● Data lines
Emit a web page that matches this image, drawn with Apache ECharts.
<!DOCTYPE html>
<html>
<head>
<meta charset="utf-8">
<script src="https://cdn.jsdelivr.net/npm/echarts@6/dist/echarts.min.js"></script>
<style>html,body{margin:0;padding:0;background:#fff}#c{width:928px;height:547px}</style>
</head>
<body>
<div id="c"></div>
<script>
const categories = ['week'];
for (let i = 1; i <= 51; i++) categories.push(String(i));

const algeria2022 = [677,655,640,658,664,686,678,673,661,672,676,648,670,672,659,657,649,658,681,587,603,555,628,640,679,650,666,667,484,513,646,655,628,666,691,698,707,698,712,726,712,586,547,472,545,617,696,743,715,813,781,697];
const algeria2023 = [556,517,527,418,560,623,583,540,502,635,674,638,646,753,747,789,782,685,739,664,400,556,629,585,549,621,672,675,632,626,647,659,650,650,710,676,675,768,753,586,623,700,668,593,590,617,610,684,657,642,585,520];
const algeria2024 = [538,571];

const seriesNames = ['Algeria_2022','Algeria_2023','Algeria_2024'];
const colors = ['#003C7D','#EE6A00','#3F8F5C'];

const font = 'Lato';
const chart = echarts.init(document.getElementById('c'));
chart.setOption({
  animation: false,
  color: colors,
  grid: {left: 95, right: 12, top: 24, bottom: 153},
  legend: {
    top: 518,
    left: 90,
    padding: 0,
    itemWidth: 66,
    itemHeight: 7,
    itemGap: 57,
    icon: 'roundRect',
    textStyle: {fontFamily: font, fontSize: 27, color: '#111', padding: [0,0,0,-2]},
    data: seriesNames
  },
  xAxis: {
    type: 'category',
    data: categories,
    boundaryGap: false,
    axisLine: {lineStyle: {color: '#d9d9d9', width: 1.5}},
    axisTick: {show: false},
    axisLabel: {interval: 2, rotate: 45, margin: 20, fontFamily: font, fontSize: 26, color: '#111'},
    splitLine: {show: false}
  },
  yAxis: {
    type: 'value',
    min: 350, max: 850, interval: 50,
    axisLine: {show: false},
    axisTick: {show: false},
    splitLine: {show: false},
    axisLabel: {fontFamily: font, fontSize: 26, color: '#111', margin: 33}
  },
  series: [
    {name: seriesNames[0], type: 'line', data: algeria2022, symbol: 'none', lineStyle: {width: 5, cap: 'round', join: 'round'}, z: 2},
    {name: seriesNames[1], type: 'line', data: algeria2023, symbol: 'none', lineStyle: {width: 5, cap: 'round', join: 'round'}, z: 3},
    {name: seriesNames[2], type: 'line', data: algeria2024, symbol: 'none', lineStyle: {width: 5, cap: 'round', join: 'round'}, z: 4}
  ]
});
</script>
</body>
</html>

● Problem
Retype all of the data shown above, word for word.

● Completed task
Emit a web page that matches this image, drawn with Apache ECharts.
<!DOCTYPE html>
<html>
<head>
<meta charset="utf-8">
<script src="https://cdn.jsdelivr.net/npm/echarts@6/dist/echarts.min.js"></script>
<style>html,body{margin:0;padding:0;background:#fff}#c{width:928px;height:547px}</style>
</head>
<body>
<div id="c"></div>
<script>
const categories = ['week'];
for (let i = 1; i <= 51; i++) categories.push(String(i));

const algeria2022 = [677,655,640,658,664,686,678,673,661,672,676,648,670,672,659,657,649,658,681,587,603,555,628,640,679,650,666,667,484,513,646,655,628,666,691,698,707,698,712,726,712,586,547,472,545,617,696,743,715,813,781,697];
const algeria2023 = [556,517,527,418,560,623,583,540,502,635,674,638,646,753,747,789,782,685,739,664,400,556,629,585,549,621,672,675,632,626,647,659,650,650,710,676,675,768,753,586,623,700,668,593,590,617,610,684,657,642,585,520];
const algeria2024 = [538,571];

const seriesNames = ['Algeria_2022','Algeria_2023','Algeria_2024'];
const colors = ['#003C7D','#EE6A00','#3F8F5C'];

const font = 'Lato';
const chart = echarts.init(document.getElementById('c'));
chart.setOption({
  animation: false,
  color: colors,
  grid: {left: 95, right: 12, top: 24, bottom: 153},
  legend: {
    top: 518,
    left: 90,
    padding: 0,
    itemWidth: 66,
    itemHeight: 7,
    itemGap: 57,
    icon: 'roundRect',
    textStyle: {fontFamily: font, fontSize: 27, color: '#111', padding: [0,0,0,-2]},
    data: seriesNames
  },
  xAxis: {
    type: 'category',
    data: categories,
    boundaryGap: false,
    axisLine: {lineStyle: {color: '#d9d9d9', width: 1.5}},
    axisTick: {show: false},
    axisLabel: {interval: 2, rotate: 45, margin: 20, fontFamily: font, fontSize: 26, color: '#111'},
    splitLine: {show: false}
  },
  yAxis: {
    type: 'value',
    min: 350, max: 850, interval: 50,
    axisLine: {show: false},
    axisTick: {show: false},
    splitLine: {show: false},
    axisLabel: {fontFamily: font, fontSize: 26, color: '#111', margin: 33}
  },
  series: [
    {name: seriesNames[0], type: 'line', data: algeria2022, symbol: 'none', lineStyle: {width: 5, cap: 'round', join: 'round'}, z: 2},
    {name: seriesNames[1], type: 'line', data: algeria2023, symbol: 'none', lineStyle: {width: 5, cap: 'round', join: 'round'}, z: 3},
    {name: seriesNames[2], type: 'line', data: algeria2024, symbol: 'none', lineStyle: {width: 5, cap: 'round', join: 'round'}, z: 4}
  ]
});
</script>
</body>
</html>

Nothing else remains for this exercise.